Thursday, August 03, 2006

Self-discipline and success.

This article gets a big "duh" from me. Apparently, success in difficult endeavours (such as the academy) depends strongly on one's self-discipline. (I know I was shocked.) The only point I take exception to is the idea that you have a limited amount of self-discipline to draw from. The article refers to a "moral muscle" which can get tired out if overused. The problem with that metaphor, of course, is that with progressively increasing use, most muscles become more capable, not less. Which is really what seems to be the case with, at least, academic success: the more you work at it, the more capable you are of discipling yourself towards unpleasant tasks.

And, it is important not to overlook the implementation of effort-saving or -reducing strategies: that is, shortcuts. I know, for example, that once I've marked a stack of tests once, and the average comes in too low, I don't need to remark them. I can adjust the grades in my spreadsheet -- as long as I do it consistently across the board, the relative rankings don't change significantly. So, I might give everyone who got a 4.5/5 a 5. Similarly, if I'm writing a paper on a narrow problem, I won't necessarily read an entire book -- I'll only read the chapters I need.

Obsessive overwork is fun and all, but I don't think it's necessary to succeed in your endeavours, whatever they may be. I also don't think that you ever really "run out" of self-discipline. But, apart from that, the article's a decent little read.


Anonymous said...

Reminds me of the marshmallow test. I prolly would've failed.

I don't like to toot my horn, but I probably spent only a couple hours in the library last semester and came out with a 3.75 GPA. Didn't spend very much time studying at my house, either, and smoked pot consistently. Generalizations are never accurate. I did all my (good) work on the wire.

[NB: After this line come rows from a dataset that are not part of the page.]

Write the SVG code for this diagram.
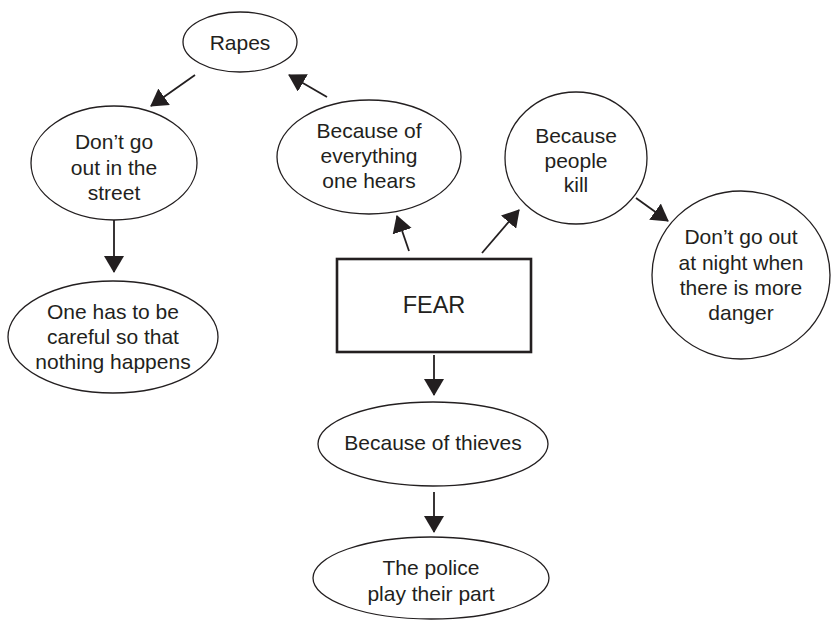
<svg xmlns="http://www.w3.org/2000/svg" width="832" height="622" viewBox="0 0 832 622">
<defs>
<style>
.n ellipse{fill:#fff;stroke:#231f20;stroke-width:1.3}
.n rect{fill:#fff;stroke:#231f20;stroke-width:2.6}
text{font-family:"Liberation Sans",Arial,sans-serif;font-size:21px;fill:#231f20;text-anchor:middle}
.c line{stroke:#231f20;stroke-width:1.8;marker-end:url(#ah)}
</style>
<marker id="ah" viewBox="0 0 17 20" refX="16" refY="10" markerWidth="17" markerHeight="20" orient="auto" markerUnits="userSpaceOnUse">
<path d="M0,0 L17,10 L0,20 z" fill="#231f20"/>
</marker>
</defs>
<rect width="832" height="622" fill="#fff"/>
<g class="c">
<line x1="195" y1="75" x2="151" y2="106"/>
<line x1="327" y1="97" x2="289" y2="75"/>
<line x1="114" y1="220" x2="114" y2="272"/>
<line x1="409" y1="251" x2="397" y2="216"/>
<line x1="482" y1="253" x2="519" y2="210"/>
<line x1="636" y1="198" x2="668" y2="221"/>
<line x1="434" y1="355" x2="434" y2="395"/>
<line x1="434" y1="492" x2="434" y2="532"/>
</g>
<g id="rapes" class="n"><ellipse cx="240" cy="42" rx="57" ry="30"/><text x="240" y="50">Rapes</text></g>
<g id="everything" class="n"><ellipse cx="369" cy="157" rx="92" ry="57"/><text x="369" y="138">Because of</text><text x="369" y="163">everything</text><text x="369" y="188">one hears</text></g>
<g id="street" class="n"><ellipse cx="114" cy="163" rx="83" ry="57"/><text x="114" y="149">Don’t go</text><text x="114" y="175">out in the</text><text x="114" y="200">street</text></g>
<g id="careful" class="n"><ellipse cx="113" cy="337" rx="105" ry="56"/><text x="113" y="319">One has to be</text><text x="113" y="344">careful so that</text><text x="113" y="369">nothing happens</text></g>
<g id="fear" class="n"><rect x="337" y="259" width="194" height="93"/><text x="434" y="313" style="font-size:23.5px">FEAR</text></g>
<g id="kill" class="n"><ellipse cx="576" cy="158" rx="71" ry="66"/><text x="576" y="143">Because</text><text x="576" y="168">people</text><text x="576" y="192">kill</text></g>
<g id="night" class="n"><ellipse cx="741" cy="275" rx="89" ry="84"/><text x="741" y="244">Don’t go out</text><text x="741" y="270">at night when</text><text x="741" y="295">there is more</text><text x="741" y="320">danger</text></g>
<g id="thieves" class="n"><ellipse cx="433" cy="444" rx="115" ry="42"/><text x="433" y="450">Because of thieves</text></g>
<g id="police" class="n"><ellipse cx="431" cy="578" rx="118" ry="41"/><text x="431" y="575">The police</text><text x="431" y="601">play their part</text></g>
</svg>
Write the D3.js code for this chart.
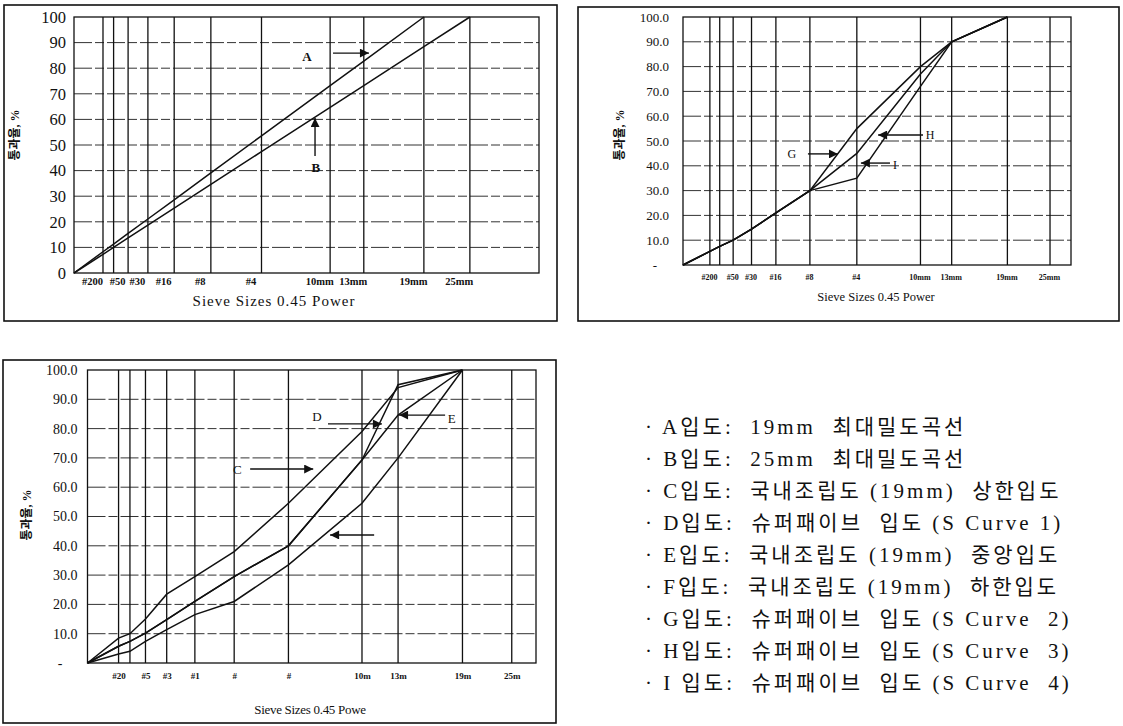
<!DOCTYPE html>
<html>
<head>
<meta charset="utf-8">
<script src="https://cdn.jsdelivr.net/npm/d3@7"></script>
<style>
body { margin: 0; background: #fff; }
svg text { font-family: "Liberation Serif", "Noto Sans CJK KR", serif; fill: #111; }
</style>
</head>
<body>
<svg id="chart" width="1123" height="726"></svg>
<script>
// sieve sizes in mm (0.45 power chart), x labels per panel
var sieveSizes = [0.075, 0.15, 0.3, 0.6, 1.18, 2.36, 4.75, 9.5, 12.5, 19, 25];
var curveSizes = [0].concat(sieveSizes);
var sieveLabels = ["#200", "", "#50", "#30", "#16", "#8", "#4", "10mm", "13mm", "19mm", "25mm"];
var sieveLabelsCut = ["#20", "", "#5", "#3", "#1", "#", "#", "10m", "13m", "19m", "25m"];
var pctTicks = [0, 10, 20, 30, 40, 50, 60, 70, 80, 90, 100];

// passing %, one value per curveSizes entry (null = not plotted)
var gradeA = [0, 8.3, 11.3, 15.5, 21.1, 28.6, 39.1, 53.6, 73.2, 82.8, 100, null];
var gradeB = [0, 7.3, 10.0, 13.7, 18.7, 25.3, 34.6, 47.4, 64.7, 73.2, 88.4, 100];

var gradeG = [0, 5.5, 7.5, 10, 14.5, 21, 30, 55, 80, 90, 100, null];
var gradeH = [0, 5.5, 7.5, 10, 14.5, 21, 30, 45, 77, 90, 100, null];
var gradeI = [0, 5.5, 7.5, 10, 14.5, 21, 30, 35, 72, 90, 100, null];

var gradeC = [0, 8.5, 10, 15, 23.5, 29.5, 38, 54.5, 79, 94, 100, null];
var gradeD = [0, 5.7, 7.4, 10.2, 14.8, 21, 29.5, 40, 69.3, 95, 100, null];
var gradeE = [0, 5.7, 7.4, 10.2, 14.8, 21, 29.5, 40, 69.3, 84.6, 100, null];
var gradeF = [0, 3.1, 4.0, 7.4, 11.4, 16.5, 21, 33.5, 54.5, 70, 100, null];

var legendItems = [
    "· A입도:  19mm  최대밀도곡선",
    "· B입도:  25mm  최대밀도곡선",
    "· C입도:  국내조립도 (19mm)  상한입도",
    "· D입도:  슈퍼패이브  입도 (S Curve 1)",
    "· E입도:  국내조립도 (19mm)  중앙입도",
    "· F입도:  국내조립도 (19mm)  하한입도",
    "· G입도:  슈퍼패이브  입도 (S Curve  2)",
    "· H입도:  슈퍼패이브  입도 (S Curve  3)",
    "· I 입도:  슈퍼패이브  입도 (S Curve  4)"
];

var P = 0.45;
var svg = d3.select("#chart");

svg.append("defs").append("marker")
    .attr("id", "head")
    .attr("markerUnits", "userSpaceOnUse")
    .attr("viewBox", "0 0 10 10")
    .attr("refX", 10).attr("refY", 5)
    .attr("markerWidth", 10).attr("markerHeight", 9)
    .attr("orient", "auto")
    .append("path").attr("d", "M0,0L10,5L0,10Z").attr("fill", "#111");

function drawPanel(c) {
    var g = svg.append("g");

    // 바깥 테두리
    g.append("rect")
        .attr("x", c.box[0]).attr("y", c.box[1])
        .attr("width", c.box[2] - c.box[0]).attr("height", c.box[3] - c.box[1])
        .attr("fill", "none").attr("stroke", "#111").attr("stroke-width", 1.6);

    var x = d3.scalePow().exponent(P)
        .domain([0, Math.pow(c.xMaxU, 1 / P)])
        .range([c.plot.left, c.plot.right]);
    var y = d3.scaleLinear().domain([0, 100]).range([c.plot.bottom, c.plot.top]);

    // 가로 점선
    g.selectAll(".hgrid")
        .data(pctTicks.filter(function (d) { return d > 0 && d < 100; }))
        .enter().append("line")
        .attr("x1", c.plot.left).attr("x2", c.plot.right)
        .attr("y1", function (d) { return y(d); })
        .attr("y2", function (d) { return y(d); })
        .attr("stroke", "#333").attr("stroke-width", 1)
        .attr("stroke-dasharray", "18,3,9,3");

    // 체 크기 세로선
    g.selectAll(".vgrid")
        .data(sieveSizes)
        .enter().append("line")
        .attr("x1", function (d) { return x(d); })
        .attr("x2", function (d) { return x(d); })
        .attr("y1", c.plot.top).attr("y2", c.plot.bottom)
        .attr("stroke", "#111").attr("stroke-width", 1.3);

    g.append("rect")
        .attr("x", c.plot.left).attr("y", c.plot.top)
        .attr("width", c.plot.right - c.plot.left)
        .attr("height", c.plot.bottom - c.plot.top)
        .attr("fill", "none").attr("stroke", "#111").attr("stroke-width", 1.3);

    // y axis labels
    var ya = g.append("g")
        .attr("transform", "translate(" + c.plot.left + ",0)")
        .call(d3.axisLeft(y).tickValues(pctTicks).tickFormat(c.yFormat)
            .tickSize(0).tickPadding(c.yPad));
    ya.select(".domain").remove();
    ya.selectAll("text")
        .attr("font-family", "Liberation Serif").attr("font-size", c.yFont)
        .attr("fill", "#111")
        .attr("dx", function (d) { return d === 0 ? c.zeroDx : 0; });

    // x axis labels
    var xa = g.append("g")
        .attr("transform", "translate(0," + c.plot.bottom + ")")
        .call(d3.axisBottom(x).tickValues(sieveSizes)
            .tickFormat(function (d, i) { return c.xLabels[i]; })
            .tickSize(0));
    xa.select(".domain").remove();
    xa.selectAll("text")
        .attr("y", c.xLabelOffset).attr("dy", "0.35em").attr("dx", c.xLabelDx)
        .attr("font-family", "'Liberation Sans Narrow', 'DejaVu Sans Condensed', sans-serif")
        .attr("font-weight", "bold").attr("font-size", c.xLabelFont)
        .attr("fill", "#111");

    g.append("text")
        .attr("x", c.titleX).attr("y", c.titleY).attr("dy", "0.35em")
        .attr("text-anchor", "middle")
        .attr("font-size", c.titleFont)
        .attr("letter-spacing", c.titleSpacing)
        .text(c.title);

    g.append("text")
        .attr("transform", "translate(" + c.yTitleX + "," + c.yTitleY + ")rotate(-90)")
        .attr("text-anchor", "middle").attr("dy", "0.35em")
        .attr("font-family", "Noto Sans CJK KR").attr("font-weight", "bold")
        .attr("font-size", 12)
        .text("통과율, %");

    var line = d3.line()
        .defined(function (d) { return d != null; })
        .x(function (d, i) { return x(curveSizes[i]); })
        .y(function (d) { return y(d); });

    g.selectAll(".curve")
        .data(c.series)
        .enter().append("path")
        .attr("d", line)
        .attr("fill", "none").attr("stroke", "#111").attr("stroke-width", 1.5);

    // 화살표 + 글자
    c.notes.forEach(function (n) {
        if (n.arrow) {
            g.append("line")
                .attr("x1", x(n.arrow[0])).attr("y1", y(n.arrow[1]))
                .attr("x2", x(n.arrow[2])).attr("y2", y(n.arrow[3]))
                .attr("stroke", "#111").attr("stroke-width", 1.4)
                .attr("marker-end", "url(#head)");
        }
        if (n.text) {
            g.append("text")
                .attr("x", x(n.at[0])).attr("y", y(n.at[1]))
                .attr("dy", "0.35em").attr("text-anchor", "middle")
                .attr("font-family", c.noteFamily)
                .attr("font-weight", c.noteWeight)
                .attr("font-size", c.noteFont)
                .text(n.text);
        }
    });
}

var oneDec = function (d) { return d === 0 ? "-" : d3.format(".1f")(d); };

drawPanel({
    box: [4, 5, 557, 321],
    plot: {left: 74, right: 539, top: 17, bottom: 273},
    xMaxU: 5,
    yFormat: d3.format("d"), yFont: 16.5, yPad: 8, zeroDx: 0,
    xLabels: sieveLabels, xLabelFont: 10.5, xLabelOffset: 8, xLabelDx: -11,
    title: "Sieve Sizes 0.45 Power", titleX: 274, titleY: 301, titleFont: 15, titleSpacing: 1,
    yTitleX: 15, yTitleY: 135,
    series: [gradeA, gradeB],
    noteFamily: "Liberation Sans", noteWeight: "bold", noteFont: 13,
    notes: [
        {text: "A", at: [7.7, 84.4], arrow: [9.74, 85.9, 13.0, 85.9]},
        {text: "B", at: [8.37, 41.4], arrow: [8.3, 45.7, 8.3, 60.5]}
    ]
});

drawPanel({
    box: [578, 7, 1119, 321],
    plot: {left: 683, right: 1071, top: 17, bottom: 265},
    xMaxU: 4.5,
    yFormat: oneDec, yFont: 13, yPad: 14, zeroDx: -12,
    xLabels: sieveLabels, xLabelFont: 8, xLabelOffset: 12, xLabelDx: -1,
    title: "Sieve Sizes 0.45 Power", titleX: 876, titleY: 297, titleFont: 12.5, titleSpacing: 0,
    yTitleX: 620, yTitleY: 135,
    series: [gradeG, gradeH, gradeI],
    noteFamily: "Liberation Serif", noteWeight: "normal", noteFont: 12,
    notes: [
        {text: "G", at: [1.68, 44.8], arrow: [2.28, 44.8, 3.68, 44.8]},
        {text: "H", at: [10.37, 52.4], arrow: [9.73, 52.4, 6.14, 52.4]},
        {text: "I", at: [7.38, 40.3], arrow: [7.0, 41.1, 5.0, 41.1]}
    ]
});

drawPanel({
    box: [3, 360, 556, 723],
    plot: {left: 87.5, right: 536, top: 370, bottom: 663},
    xMaxU: 4.5,
    yFormat: oneDec, yFont: 14, yPad: 10, zeroDx: -15,
    xLabels: sieveLabelsCut, xLabelFont: 9, xLabelOffset: 13, xLabelDx: 0,
    title: "Sieve Sizes 0.45 Powe", titleX: 310, titleY: 709, titleFont: 13, titleSpacing: -0.3,
    yTitleX: 27, yTitleY: 515,
    series: [gradeC, gradeD, gradeE, gradeF],
    noteFamily: "Liberation Serif", noteWeight: "normal", noteFont: 13,
    notes: [
        {text: "C", at: [2.47, 66.2], arrow: [2.97, 66.2, 6.15, 66.2]},
        {text: "D", at: [6.38, 84], arrow: [7.08, 81.6, 11.1, 81.6]},
        {text: "E", at: [17.8, 83.6], arrow: [17.1, 84.6, 12.59, 84.6]},
        {text: null, arrow: [10.46, 43.7, 7.22, 43.7]}
    ]
});

// 범례
svg.append("g").selectAll("text")
    .data(legendItems)
    .enter().append("text")
    .attr("x", 645)
    .attr("y", function (d, i) { return 427 + i * 31.9; })
    .attr("dy", "0.35em")
    .attr("font-size", 21)
    .attr("letter-spacing", 3)
    .style("white-space", "pre")
    .text(function (d) { return d; });
</script>
</body>
</html>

Then again, my school is full of idiots.

ADHR said...

I think I would've passed, but that's because, as a child, I hated marshmallows. I developed a taste for them in my late teens. (Kind of a problem with the construction of the experiment, really!)

Generalizations are accurate, but their test for accuracy is not the same as for universals. One counter-example takes down a universal, but not a generalization.

Point is, though, that luck runs out eventually. I pretty well coasted through high school, got burned in my first year of undergrad, figured out the system and coasted again, and got burned in grad school. By that time, though, I realized that coasting was no longer an option. It's simply too hard to get away with it: expectations are too high from all sides, and time is too limited to waste it with screwing around.

Perseverance and discipline aren't all that matters, as I noted in the original post. But they do matter, in the long run.